Stated problem ::
In your copy, leave out the pictures; write out all the data exactly.

Dataset section ::
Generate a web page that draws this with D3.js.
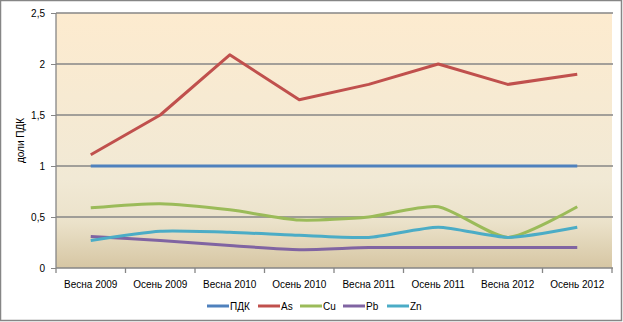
<!DOCTYPE html>
<html><head><meta charset="utf-8">
<script src="https://cdn.jsdelivr.net/npm/d3@7"></script>
<style>body{margin:0;background:#fff}svg{display:block}text{font-family:"Liberation Sans",Arial,sans-serif;fill:#000}</style>
</head><body><svg id="c" width="623" height="322"></svg>
<script>
const categories = ["Весна 2009","Осень 2009","Весна 2010","Осень 2010","Весна 2011","Осень 2011","Весна 2012","Осень 2012"];
const pdk = [1,1,1,1,1,1,1,1];
const as = [1.11,1.5,2.09,1.65,1.8,2.0,1.8,1.9];
const cu = [0.59,0.63,0.57,0.47,0.5,0.6,0.3,0.6];
const pb = [0.31,0.27,0.22,0.18,0.2,0.2,0.2,0.2];
const zn = [0.27,0.36,0.35,0.32,0.3,0.4,0.3,0.4];
const yTicks = [0,0.5,1,1.5,2,2.5];
const seriesNames = ["ПДК","As","Cu","Pb","Zn"];
const colors = ["#4F81BD","#C0504D","#9BBB59","#8064A2","#4BACC6"];
const smooth = [false,false,true,true,true];
const seriesData = [pdk,as,cu,pb,zn];

const svg = d3.select("#c");
const m = {l:56, r:11, t:13, b:54};
const W = 623, H = 322;
const x = d3.scaleBand().domain(categories).range([m.l, W-m.r]);
const y = d3.scaleLinear().domain([0,2.5]).range([H-m.b, m.t]);

svg.append("rect").attr("x",0.5).attr("y",0.5).attr("width",621).attr("height",320)
  .attr("fill","#fff").attr("stroke","#868686").attr("stroke-width",1.5);

const defs = svg.append("defs");
const g = defs.append("linearGradient").attr("id","bg").attr("x1",0).attr("y1",0).attr("x2",0).attr("y2",1);
g.append("stop").attr("offset","0%").attr("stop-color","#fdebcf");
g.append("stop").attr("offset","65%").attr("stop-color","#f1e9d5");
g.append("stop").attr("offset","82%").attr("stop-color","#ebe2ca");
g.append("stop").attr("offset","100%").attr("stop-color","#d6c6a3");
svg.append("rect").attr("x",m.l).attr("y",m.t).attr("width",W-m.r-m.l).attr("height",H-m.b-m.t).attr("fill","url(#bg)");

svg.append("g").selectAll("line").data(yTicks.filter(d=>d>0)).join("line")
  .attr("x1",m.l).attr("x2",W-m.r+1).attr("y1",d=>y(d)).attr("y2",d=>y(d))
  .attr("stroke","#868686").attr("stroke-width",1.3);

const ya = svg.append("g").attr("transform",`translate(${m.l},0)`)
  .call(d3.axisLeft(y).tickValues(yTicks).tickSize(5).tickPadding(6)
    .tickFormat(d=>d3.format("")(d).replace(".",",")));
ya.select(".domain").attr("stroke","#868686").attr("stroke-width",1.3).attr("d",`M0,${m.t}V${H-m.b}`);
ya.selectAll(".tick line").attr("stroke","#868686");
ya.selectAll("text").attr("font-size",10).attr("font-family","Liberation Sans, Arial, sans-serif");

const xa = svg.append("g").attr("transform",`translate(0,${H-m.b})`)
  .call(d3.axisBottom(x).tickSize(0).tickPadding(13));
xa.select(".domain").attr("stroke","#868686").attr("stroke-width",1.3).attr("d",`M${m.l},0H${W-m.r+1}`);
xa.selectAll("text").attr("font-size",10).attr("font-family","Liberation Sans, Arial, sans-serif");
const bounds = categories.map(c=>x(c)).concat([W-m.r]);
svg.append("g").selectAll("line").data(bounds).join("line")
  .attr("x1",d=>d).attr("x2",d=>d).attr("y1",H-m.b).attr("y2",H-m.b+5)
  .attr("stroke","#868686").attr("stroke-width",1.3);

svg.append("text").attr("transform",`translate(24,${(m.t+H-m.b)/2}) rotate(-90)`)
  .attr("text-anchor","middle").attr("font-size",10).text("доли ПДК");

seriesData.forEach((vals,i)=>{
  const line = d3.line().x((d,j)=>x(categories[j])+x.bandwidth()/2).y(d=>y(d))
    .curve(smooth[i]? d3.curveCardinal.tension(0.35) : d3.curveLinear);
  svg.append("path").datum(vals).attr("d",line).attr("fill","none")
    .attr("stroke",colors[i]).attr("stroke-width",3).attr("stroke-linejoin","round");
});

const legX = [207,258,300,343,387];
const lg = svg.append("g");
seriesNames.forEach((n,i)=>{
  lg.append("line").attr("x1",legX[i]).attr("x2",legX[i]+22).attr("y1",306).attr("y2",306)
    .attr("stroke",colors[i]).attr("stroke-width",3);
  lg.append("text").attr("x",legX[i]+23).attr("y",310).attr("font-size",10).text(n);
});
</script></body></html>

Exercise solution ::
Generate a web page that draws this with D3.js.
<!DOCTYPE html>
<html><head><meta charset="utf-8">
<script src="https://cdn.jsdelivr.net/npm/d3@7"></script>
<style>body{margin:0;background:#fff}svg{display:block}text{font-family:"Liberation Sans",Arial,sans-serif;fill:#000}</style>
</head><body><svg id="c" width="623" height="322"></svg>
<script>
const categories = ["Весна 2009","Осень 2009","Весна 2010","Осень 2010","Весна 2011","Осень 2011","Весна 2012","Осень 2012"];
const pdk = [1,1,1,1,1,1,1,1];
const as = [1.11,1.5,2.09,1.65,1.8,2.0,1.8,1.9];
const cu = [0.59,0.63,0.57,0.47,0.5,0.6,0.3,0.6];
const pb = [0.31,0.27,0.22,0.18,0.2,0.2,0.2,0.2];
const zn = [0.27,0.36,0.35,0.32,0.3,0.4,0.3,0.4];
const yTicks = [0,0.5,1,1.5,2,2.5];
const seriesNames = ["ПДК","As","Cu","Pb","Zn"];
const colors = ["#4F81BD","#C0504D","#9BBB59","#8064A2","#4BACC6"];
const smooth = [false,false,true,true,true];
const seriesData = [pdk,as,cu,pb,zn];

const svg = d3.select("#c");
const m = {l:56, r:11, t:13, b:54};
const W = 623, H = 322;
const x = d3.scaleBand().domain(categories).range([m.l, W-m.r]);
const y = d3.scaleLinear().domain([0,2.5]).range([H-m.b, m.t]);

svg.append("rect").attr("x",0.5).attr("y",0.5).attr("width",621).attr("height",320)
  .attr("fill","#fff").attr("stroke","#868686").attr("stroke-width",1.5);

const defs = svg.append("defs");
const g = defs.append("linearGradient").attr("id","bg").attr("x1",0).attr("y1",0).attr("x2",0).attr("y2",1);
g.append("stop").attr("offset","0%").attr("stop-color","#fdebcf");
g.append("stop").attr("offset","65%").attr("stop-color","#f1e9d5");
g.append("stop").attr("offset","82%").attr("stop-color","#ebe2ca");
g.append("stop").attr("offset","100%").attr("stop-color","#d6c6a3");
svg.append("rect").attr("x",m.l).attr("y",m.t).attr("width",W-m.r-m.l).attr("height",H-m.b-m.t).attr("fill","url(#bg)");

svg.append("g").selectAll("line").data(yTicks.filter(d=>d>0)).join("line")
  .attr("x1",m.l).attr("x2",W-m.r+1).attr("y1",d=>y(d)).attr("y2",d=>y(d))
  .attr("stroke","#868686").attr("stroke-width",1.3);

const ya = svg.append("g").attr("transform",`translate(${m.l},0)`)
  .call(d3.axisLeft(y).tickValues(yTicks).tickSize(5).tickPadding(6)
    .tickFormat(d=>d3.format("")(d).replace(".",",")));
ya.select(".domain").attr("stroke","#868686").attr("stroke-width",1.3).attr("d",`M0,${m.t}V${H-m.b}`);
ya.selectAll(".tick line").attr("stroke","#868686");
ya.selectAll("text").attr("font-size",10).attr("font-family","Liberation Sans, Arial, sans-serif");

const xa = svg.append("g").attr("transform",`translate(0,${H-m.b})`)
  .call(d3.axisBottom(x).tickSize(0).tickPadding(13));
xa.select(".domain").attr("stroke","#868686").attr("stroke-width",1.3).attr("d",`M${m.l},0H${W-m.r+1}`);
xa.selectAll("text").attr("font-size",10).attr("font-family","Liberation Sans, Arial, sans-serif");
const bounds = categories.map(c=>x(c)).concat([W-m.r]);
svg.append("g").selectAll("line").data(bounds).join("line")
  .attr("x1",d=>d).attr("x2",d=>d).attr("y1",H-m.b).attr("y2",H-m.b+5)
  .attr("stroke","#868686").attr("stroke-width",1.3);

svg.append("text").attr("transform",`translate(24,${(m.t+H-m.b)/2}) rotate(-90)`)
  .attr("text-anchor","middle").attr("font-size",10).text("доли ПДК");

seriesData.forEach((vals,i)=>{
  const line = d3.line().x((d,j)=>x(categories[j])+x.bandwidth()/2).y(d=>y(d))
    .curve(smooth[i]? d3.curveCardinal.tension(0.35) : d3.curveLinear);
  svg.append("path").datum(vals).attr("d",line).attr("fill","none")
    .attr("stroke",colors[i]).attr("stroke-width",3).attr("stroke-linejoin","round");
});

const legX = [207,258,300,343,387];
const lg = svg.append("g");
seriesNames.forEach((n,i)=>{
  lg.append("line").attr("x1",legX[i]).attr("x2",legX[i]+22).attr("y1",306).attr("y2",306)
    .attr("stroke",colors[i]).attr("stroke-width",3);
  lg.append("text").attr("x",legX[i]+23).attr("y",310).attr("font-size",10).text(n);
});
</script></body></html>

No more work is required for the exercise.